By and large, one of the problematic historiographical constructions that need urgent attention is that which narrates African pre-colonial gender structures as sexist, conservative and driven by patriarchy. Such stereotypical historical narratives are dangerous for nation-building in two ways. Firstly, such historical narratives can be manipulated by abusive African men today to oppress women in the name of"tradition". Secondly, it creates a wedge between men and women as well as between generations. While the narratives about African pre-colonial gender relations do not provide a useful basis for nation-building today, what needs to be understood is that the relations between men and women in pre-colonial relations cannot be conceived as generally underlined by a patriarchal ideology of power. Thus, for instance, pre-colonial societies such as the Igbo in Nigeria had matriarchal structures whereby girls were included in a protective women culture headed by matriarchs. According to Amadiume (2002:43), in the pre-colonial Igbo dual-sex political system, the titled women were central to consensual decision-making and controlled market places. In addition, to these "consensual decision-making systems" in African pre-colonial societies, it can be noted that societies such as the Igbo had goddesses, which means god was not only imagined as male as in Western religious terms of Christianity. This history, together with that of the role played by women in anti-colonial and anti-apartheid struggles, can serve to bridge the gender and generational relations in the search for a truly inclusive national identity in countries such as South Africa in the post-apartheid era. But in order to develop an inclusive historical archive and narrative towards the attainment of an inclusive and cohesive national belonging in a country as South Africa, it is vital for marginalised members of the society, such as women, particularly black women, to produce history from their own loci of enunciation. This will lead to a pluriversality of knowledges rather than universalistic kinds of historical narratives that have dominated colonial interpretations of the past.

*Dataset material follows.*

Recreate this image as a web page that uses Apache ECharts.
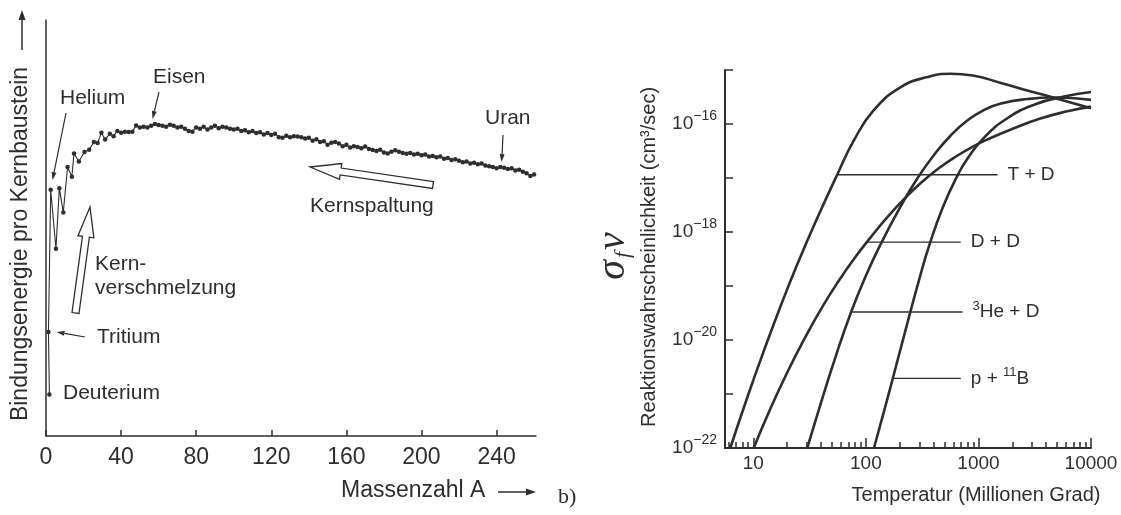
<!DOCTYPE html>
<html>
<head>
<meta charset="utf-8">
<script src="https://cdn.jsdelivr.net/npm/echarts@6/dist/echarts.min.js"></script>
<style>
    html, body { margin: 0; padding: 0; background: #fff; }
    #main { width: 1121px; height: 515px; }
</style>
</head>
<body>
<div id="main"></div>
<script>
// ---- a) Bindungsenergie pro Kernbaustein (MeV) ----
var massA = [1.8, 1.3, 2.5, 5.3, 7.1, 9.2, 11.5, 13.8, 14.9, 17.5, 20.5, 23, 25.5, 27.5, 29.5, 31.5, 34, 36, 38,
    40, 42, 44, 46, 48, 50, 52, 54, 56, 58, 60, 62, 64, 66, 68, 70, 72, 74, 76, 78,
    80, 82, 84, 86, 88, 90, 92, 94, 96, 98, 100, 102, 104, 106, 108, 110, 112, 114, 116, 118, 120,
    122, 124, 126, 128, 130, 132, 134, 136, 138, 140, 142, 144, 146, 148, 150, 152, 154, 156, 158, 160,
    162, 164, 166, 168, 170, 172, 174, 176, 178, 180, 182, 184, 186, 188, 190, 192, 194, 196, 198, 200,
    202, 204, 206, 208, 210, 212, 214, 216, 218, 220, 222, 224, 226, 228, 230, 232, 234, 236, 238, 240,
    242, 244, 246, 248, 250, 252, 254, 256, 258, 260];
var bindE = [1.2, 3.0, 7.1, 5.4, 7.15, 6.45, 7.76, 7.48, 8.15, 7.92, 8.19, 8.26, 8.48, 8.45, 8.75, 8.55, 8.72, 8.65, 8.8,
    8.75, 8.78, 8.77, 8.78, 8.96, 8.9, 8.92, 8.9, 8.95, 9.0, 8.97, 8.95, 8.92, 8.98, 8.95, 8.9, 8.92, 8.86, 8.8, 8.78,
    8.9, 8.86, 8.92, 8.84, 8.9, 8.95, 8.88, 8.92, 8.9, 8.86, 8.84, 8.86, 8.8, 8.82, 8.76, 8.8, 8.74, 8.76, 8.7, 8.74, 8.68,
    8.72, 8.62, 8.6, 8.66, 8.62, 8.65, 8.64, 8.62, 8.58, 8.6, 8.52, 8.56, 8.48, 8.5, 8.4, 8.46, 8.48, 8.44, 8.36, 8.4,
    8.32, 8.36, 8.34, 8.3, 8.35, 8.28, 8.25, 8.22, 8.26, 8.18, 8.15, 8.2, 8.24, 8.2, 8.16, 8.14, 8.16, 8.12, 8.14, 8.1,
    8.12, 8.06, 8.08, 8.04, 8.06, 8.0, 8.02, 7.96, 7.98, 7.94, 7.9, 7.92, 7.86, 7.88, 7.84, 7.86, 7.8, 7.78, 7.76, 7.72,
    7.76, 7.74, 7.7, 7.72, 7.66, 7.68, 7.62, 7.58, 7.5, 7.54];
var massTicks = [0, 40, 80, 120, 160, 200, 240];

// ---- b) Reaktionswahrscheinlichkeit gegen Temperatur ----
var tdTemp = [6.24, 8.91, 12.6, 17.8, 25.1, 35.5, 55.6, 78.0, 117, 204, 352, 568, 891, 1585, 2818, 5012, 10000];
var tdRate = [1e-22, 9.1e-22, 6.9e-21, 4.7e-20, 2.8e-19, 1.5e-18, 1.15e-17, 4.9e-17, 1.78e-16, 4.8e-16, 7.4e-16, 8.5e-16, 7.9e-16, 5.75e-16, 4.1e-16, 2.95e-16, 1.95e-16];
var ddTemp = [10.07, 14.1, 20.0, 28.2, 39.8, 56.2, 79.4, 112, 158, 224, 316, 447, 631, 891, 1259, 1995, 3548, 6310, 10000];
var ddRate = [1e-22, 5.2e-22, 2.5e-21, 1.02e-20, 3.7e-20, 1.17e-19, 3.3e-19, 8.3e-19, 1.97e-18, 4.3e-18, 8.5e-18, 1.53e-17, 2.5e-17, 3.8e-17, 5.4e-17, 8.1e-17, 1.26e-16, 1.74e-16, 2.1e-16];
var hedTemp = [30.1, 39.8, 52.5, 73.1, 100, 135, 204, 286, 404, 562, 800, 1122, 1585, 2735, 4721, 7112, 10000];
var hedRate = [1e-22, 6.8e-22, 4.2e-21, 3.1e-20, 1.55e-19, 5.9e-19, 3.0e-18, 9.8e-18, 2.7e-17, 6.0e-17, 1.17e-16, 1.82e-16, 2.4e-16, 2.9e-16, 3.1e-16, 3.0e-16, 2.8e-16];
var pbTemp = [118, 145, 178, 242, 302, 363, 479, 652, 800, 1122, 1820, 3162, 5623, 10000];
var pbRate = [1e-22, 4.8e-22, 2.4e-21, 2.7e-20, 1.48e-19, 5.4e-19, 2.75e-18, 1.12e-17, 2.3e-17, 5.6e-17, 1.29e-16, 2.3e-16, 3.2e-16, 3.9e-16];

// Beschriftungslinien: [T links, T rechts], Höhe, Text (rich text für Hochstellung)
var leaderNames = ["T + D", "D + D", "{s|3}He + D", "p + {s|11}B"];
var leaderTemp = [[55.6, 1479], [100, 697], [73, 721], [173, 697]];
var leaderRate = [1.15e-17, 6.5e-19, 3.3e-20, 1.95e-21];

var tempMajor = [10, 100, 1000, 10000];
var tempMinor = [6, 7, 8, 9, 20, 30, 40, 50, 60, 70, 80, 90, 200, 300, 400, 500, 600, 700, 800, 900,
    2000, 3000, 4000, 5000, 6000, 7000, 8000, 9000];
var rateTicks = [1e-22, 1e-21, 1e-20, 1e-19, 1e-18, 1e-17, 1e-16, 1e-15];
var rateLabels = [1e-22, 1e-20, 1e-18, 1e-16];

var ink = "#2e2e2e";
var sans = '"Liberation Sans", Arial, sans-serif';
var serif = '"Liberation Serif", serif';

function pairs(xs, ys) {
    return xs.map(function (x, i) { return [x, ys[i]]; });
}

// dünner Zeigepfeil mit gefüllter Spitze bei (x2, y2)
function pointer(x1, y1, x2, y2, len, half, width) {
    var ang = Math.atan2(y2 - y1, x2 - x1);
    var bx = x2 - len * Math.cos(ang), by = y2 - len * Math.sin(ang);
    var nx = -Math.sin(ang), ny = Math.cos(ang);
    return [
        { type: "line", silent: true, shape: { x1: x1, y1: y1, x2: bx, y2: by }, style: { stroke: ink, lineWidth: width || 1.2 } },
        { type: "polygon", silent: true, shape: { points: [[x2, y2], [bx + nx * half, by + ny * half], [bx - nx * half, by - ny * half]] }, style: { fill: ink } }
    ];
}

// hohler Blockpfeil von (tx, ty) nach (px, py)
function hollowArrow(tx, ty, px, py, sw, hw, hl) {
    var ang = Math.atan2(py - ty, px - tx);
    var ux = Math.cos(ang), uy = Math.sin(ang), nx = -uy, ny = ux;
    var bx = px - hl * ux, by = py - hl * uy;
    var pts = [
        [tx + nx * sw, ty + ny * sw], [bx + nx * sw, by + ny * sw], [bx + nx * hw, by + ny * hw],
        [px, py],
        [bx - nx * hw, by - ny * hw], [bx - nx * sw, by - ny * sw], [tx - nx * sw, ty - ny * sw]
    ];
    return { type: "polygon", silent: true, shape: { points: pts }, style: { fill: "#fff", stroke: ink, lineWidth: 1.3 } };
}

function txt(text, x, y, size, opt) {
    opt = opt || {};
    return {
        type: "text", silent: true, x: x, y: y, rotation: opt.rot || 0,
        style: {
            text: text, fill: ink, font: size + "px " + (opt.family || sans),
            align: opt.align || "left", textAlign: opt.align || "left",
            verticalAlign: "middle", textVerticalAlign: "middle",
            rich: opt.rich
        }
    };
}

var graphics = [
    txt("Helium", 60, 98, 21),
    txt("Eisen", 153, 77, 21),
    txt("Uran", 485, 118, 21),
    txt("Kernspaltung", 310, 206, 21),
    txt("Kern-", 95, 264, 21),
    txt("verschmelzung", 95, 288, 21),
    txt("Tritium", 97, 337, 21),
    txt("Deuterium", 63, 393, 21),
    txt("Massenzahl A", 341, 491, 23),
    txt("Bindungsenergie pro Kernbaustein", 21, 244, 23, { rot: Math.PI / 2, align: "center" }),
    hollowArrow(433, 185, 310, 167, 3.5, 8, 31),
    hollowArrow(75.5, 313, 90, 207, 3.5, 8, 30),
    // rechte Tafel
    txt("Temperatur (Millionen Grad)", 976, 495, 20, { align: "center" }),
    txt("Reaktionswahrscheinlichkeit (cm³/sec)", 649, 257, 20, { rot: Math.PI / 2, align: "center" }),
    txt("{a|σ}{b|f}{c|ν}", 613, 256, 40, {
        rot: Math.PI / 2, align: "center", family: serif,
        rich: {
            a: { fontSize: 40, fontStyle: "italic", fontFamily: serif, fill: ink },
            b: { fontSize: 22, fontStyle: "italic", fontFamily: serif, fill: ink, padding: [20, 2, 0, 2] },
            c: { fontSize: 40, fontStyle: "italic", fontFamily: serif, fill: ink }
        }
    }),
    txt("b)", 558, 497, 22, { family: serif })
]
    .concat(pointer(66, 113, 52.5, 180, 8, 2.5))
    .concat(pointer(159, 92, 152.5, 119, 8, 2.5))
    .concat(pointer(503, 135, 501.7, 162, 8, 2.5))
    .concat(pointer(85, 337, 56.5, 332, 8, 2.5))
    .concat(pointer(22, 50, 22, 10, 10, 3.5, 1.5))
    .concat(pointer(498, 492, 536, 492, 10, 3.5, 1.5));

var myChart = echarts.init(document.getElementById("main"));

function curve(name, xs, ys) {
    return {
        name: name, type: "line", xAxisIndex: 1, yAxisIndex: 1,
        data: pairs(xs, ys), smooth: 0.5, showSymbol: false, symbol: "none",
        lineStyle: { color: ink, width: 2.6 }, itemStyle: { color: ink }
    };
}
function leader(i) {
    return {
        name: "leader" + i, type: "line", xAxisIndex: 1, yAxisIndex: 1,
        data: [[leaderTemp[i][0], leaderRate[i]], [leaderTemp[i][1], leaderRate[i]]],
        symbol: "none", lineStyle: { color: ink, width: 1.4 },
        endLabel: {
            show: true, formatter: leaderNames[i], distance: 10, fontSize: 19, fontFamily: sans, color: ink,
            rich: {
                s: { fontSize: 13, fontFamily: sans, color: ink, padding: [0, 0, 12, 0] }
            }
        }
    };
}

var option = {
    animation: false,
    backgroundColor: "#fff",
    textStyle: { fontFamily: sans },
    grid: [
        { left: 46, right: 585, top: 20, bottom: 79 },
        { left: 725, right: 30, top: 70, bottom: 67 }
    ],
    xAxis: [
        {
            gridIndex: 0, type: "value", min: 0, max: 261, position: "bottom",
            axisLine: { show: true, lineStyle: { color: ink, width: 1.5 } },
            axisTick: { show: true, inside: true, length: 6, customValues: massTicks, lineStyle: { color: ink, width: 1.5 } },
            axisLabel: { customValues: massTicks, fontSize: 23, color: ink, margin: 10 },
            splitLine: { show: false }
        },
        {
            gridIndex: 1, type: "log", logBase: 10, min: 5.6, max: 10000, position: "bottom",
            axisLine: { show: true, lineStyle: { color: ink, width: 2 } },
            axisTick: { show: true, inside: true, length: 10, customValues: tempMajor, lineStyle: { color: ink, width: 1.5 } },
            axisLabel: {
                customValues: tempMajor, fontSize: 19, color: ink, margin: 6,
                formatter: function (v) { return String(Math.round(v)); }
            },
            splitLine: { show: false }
        },
        {
            gridIndex: 1, type: "log", logBase: 10, min: 5.6, max: 10000, position: "bottom", offset: 0,
            axisLine: { show: false },
            axisTick: { show: true, inside: true, length: 6, customValues: tempMinor, lineStyle: { color: ink, width: 1.5 } },
            axisLabel: { show: false },
            splitLine: { show: false }
        }
    ],
    yAxis: [
        {
            gridIndex: 0, type: "value", min: 0, max: 12,
            axisLine: { show: true, lineStyle: { color: ink, width: 1.5 } },
            axisTick: { show: false },
            axisLabel: { show: false },
            splitLine: { show: false }
        },
        {
            gridIndex: 1, type: "log", logBase: 10, min: 1e-22, max: 1e-15,
            axisLine: { show: true, lineStyle: { color: ink, width: 2 } },
            axisTick: { show: true, inside: true, length: 8, customValues: rateTicks, lineStyle: { color: ink, width: 1.5 } },
            axisLabel: {
                customValues: rateLabels, margin: 8, color: ink,
                formatter: function (v) {
                    var e = Math.round(Math.log(v) / Math.LN10);
                    return "{b|10}{s|−" + (-e) + "}";
                },
                rich: {
                    b: { fontSize: 19, color: ink, fontFamily: sans },
                    s: { fontSize: 14, color: ink, fontFamily: sans, padding: [0, 0, 16, 0] }
                }
            },
            splitLine: { show: false }
        }
    ],
    series: [
        {
            name: "Bindungsenergie", type: "line", xAxisIndex: 0, yAxisIndex: 0,
            data: pairs(massA, bindE),
            symbol: "circle", symbolSize: 4.5, showSymbol: true,
            lineStyle: { color: ink, width: 1.1 }, itemStyle: { color: ink }
        },
        curve("T + D", tdTemp, tdRate),
        curve("D + D", ddTemp, ddRate),
        curve("3He + D", hedTemp, hedRate),
        curve("p + 11B", pbTemp, pbRate),
        leader(0), leader(1), leader(2), leader(3)
    ],
    graphic: graphics
};
myChart.setOption(option);
</script>
</body>
</html>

In light of what has been discussed above, the question that needs to be answered is: What, then, should a decolonised South African history be? A decolonised South African history will ideally consist of ecologies of different historical narratives that do not assume any pretence to objectivity and universality. This kind of a historical narrative will enable the peoples who are meant to become South Africans to determine and select those memories that makes them feel good about who they are without being subjected to a false notion of objectivity. However, a co-existence of ecologies of historical knowledges and narratives in South Africa will not be possible unless different historical narratives are cleansed of hate speech that have since been promoted in some of the colonial historical versions of the past.